If FPL can place one more turbine on its own land near the St. Lucie Nuclear Power Plant than you thought before, why can’t you put them all there?
As with all development efforts, maximizing the amount of power we produce from a resource is the ultimate goal, but in doing so we are respectful to the environmental and economic consequences of these actions. In the attempt to achieve this we were able to safely and economically add one more wind turbine generator to our property.
This now uses every bit of available space on FPL property. This would be the first time that wind turbines would be placed on the site of any nuclear project in the United States. Therefore, there is a lot of due diligence work to make sure this doesn’t compromise any operation of the nuclear plant.

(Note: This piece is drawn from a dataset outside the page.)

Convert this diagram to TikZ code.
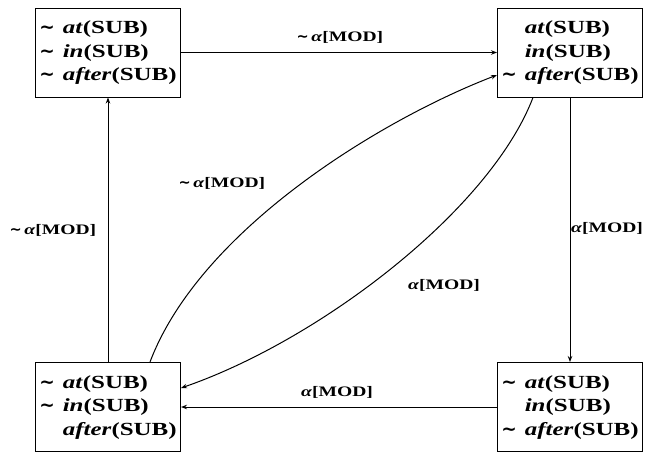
\documentclass[tikz,border=0pt]{standalone}
\usepackage{fontspec}
\setmainfont[FakeStretch=1.35]{Liberation Serif}
\newfontfamily\symf{DejaVu Sans}
\usetikzlibrary{arrows.meta,calc}
\newcommand{\ti}{{\symf\bfseries ∼}}
\tikzset{
  statebox/.style={draw,line width=1pt,minimum width=145pt,minimum height=89pt,inner sep=0pt,
    font=\bfseries\fontsize{18.5}{23.5}\selectfont},
  lab/.style={inner sep=1pt,font=\bfseries\fontsize{14.5}{17}\selectfont},
  arr/.style={line width=1pt,-{Stealth[length=6pt,width=4.5pt]}}
}
\begin{document}
\begin{tikzpicture}[x=1pt,y=-1pt]
\useasboundingbox (0,0) rectangle (648,456);
\node[statebox] (tl) at (108,52.5) {\begin{tabular}{@{}l@{\hspace{8pt}}l@{}}
\ti & \textit{at}(SUB)\\ \ti & \textit{in}(SUB)\\ \ti & \textit{after}(SUB)\end{tabular}};
\node[statebox] (tr) at (570,52.5) {\begin{tabular}{@{}l@{\hspace{8pt}}l@{}}
 & \textit{at}(SUB)\\ & \textit{in}(SUB)\\ \ti & \textit{after}(SUB)\end{tabular}};
\node[statebox] (bl) at (108,407) {\begin{tabular}{@{}l@{\hspace{8pt}}l@{}}
\ti & \textit{at}(SUB)\\ \ti & \textit{in}(SUB)\\ & \textit{after}(SUB)\end{tabular}};
\node[statebox] (br) at (570,407) {\begin{tabular}{@{}l@{\hspace{8pt}}l@{}}
\ti & \textit{at}(SUB)\\ & \textit{in}(SUB)\\ \ti & \textit{after}(SUB)\end{tabular}};

\coordinate (c1s) at ($(bl.north)+(42,0)$);
\coordinate (c1e) at ($(tr.west)+(0,22.5)$);
\coordinate (c2s) at ($(tr.south)+(-37,0)$);
\coordinate (c2e) at ($(bl.east)+(0,-19)$);

\draw[arr] (tl.east) -- (tr.west);
\draw[arr] (bl.north) -- (tl.south);
\draw[arr] (tr.south) -- (br.north);
\draw[arr] (br.west) -- (bl.east);
\draw[arr] (c1s) .. controls (200,230) and (380,120) .. (c1e);
\draw[arr] (c2s) .. controls (490,210) and (320,340) .. (c2e);

\node[lab] (l1) at (340,37) {\ti\,\textit{α}[MOD]};
\node[lab] (l2) at (53,230) {\ti\,\textit{α}[MOD]};
\node[lab] (l3) at (222,183) {\ti\,\textit{α}[MOD]};
\node[lab] (l4) at (444,285) {\textit{α}[MOD]};
\node[lab] (l5) at (607,228) {\textit{α}[MOD]};
\node[lab] (l6) at (337,392) {\textit{α}[MOD]};
\end{tikzpicture}
\end{document}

Why did you select the parcel of undeveloped state-owned land adjacent to the plant’s property to the north as a possible location for the wind turbines?
Like all of the sites we have chosen to consider for this project, it met a list of requirements established for public safety, environmental reasons and resource maximization.

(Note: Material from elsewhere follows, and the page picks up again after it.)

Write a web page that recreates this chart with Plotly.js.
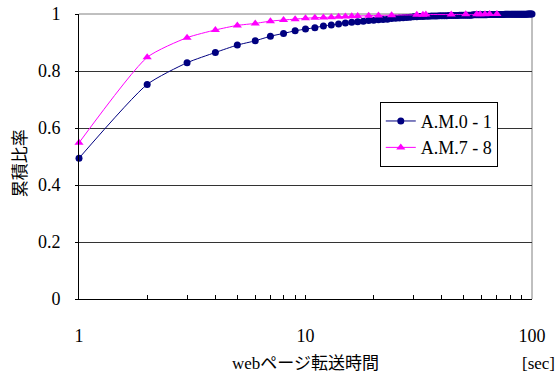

For wind turbines, we need at least ½ miles away from any development, several hundred feet away from the road, with minimal impact on wetlands impact. There are very few large parcels available for consideration. This one is an excellent location due to its proximity to the other six turbine sites.
We have been looking at many real estate sites on the island. Most of them are next to private parcels that could be developed, and have not met the criteria we need as far as being contiguous sites that don’t involve some wetlands while being close to our site.
That will depend on the desires of the land owners. If they want us to make it more accessible to increase the use of the property for recreation, we may improve it in a way that is pleasing to the owners. Some examples of this are building a parking lot, giving better access to the park from the highway, adding a picnic pavilion or adding an educational kiosk.
Any structure built by humans can be struck by birds. Sometimes birds do hit wind turbines. The numbers of birds killed by hitting wind turbines is small compared to bird deaths resulting from other Sources such as glass windows, cars, cats and other commonly accepted parts of our lives. Much study has been done in the past 10 years on birds and wind turbine interactions and much is known.
Why not place the turbines on the highest points in Florida, at landfills or in agricultural lands in the state?
First there’s the issue of wind, the only consistent wind needed to allow the turbines to generate electricity is found on Florida’s coast. There is also the issue of avian impact. Landfills have very high concentration of birds. Unfortunately, Florida agricultural land is located too far inland to receive the necessary wind.
Minimal land will be disrupted. The current proposal potentially sites three turbines on Blind Creek land, approximately 412 acres. The total impact to Blind Creek would just under three acres or less than one percent of the land. Following construction, FPL will restore the area to its natural state. FPL is recognized nationally for its environmental stewardship.
Yes, in a very positive manner. Wind turbines use no fuel or water and produce no waste. The proposed project, if constructed, will prevent more than 36,000 tons of carbon dioxide (CO2) from entering the air each year. That is equivalent to avoiding emissions from nearly 6,000 cars per year on Florida roads.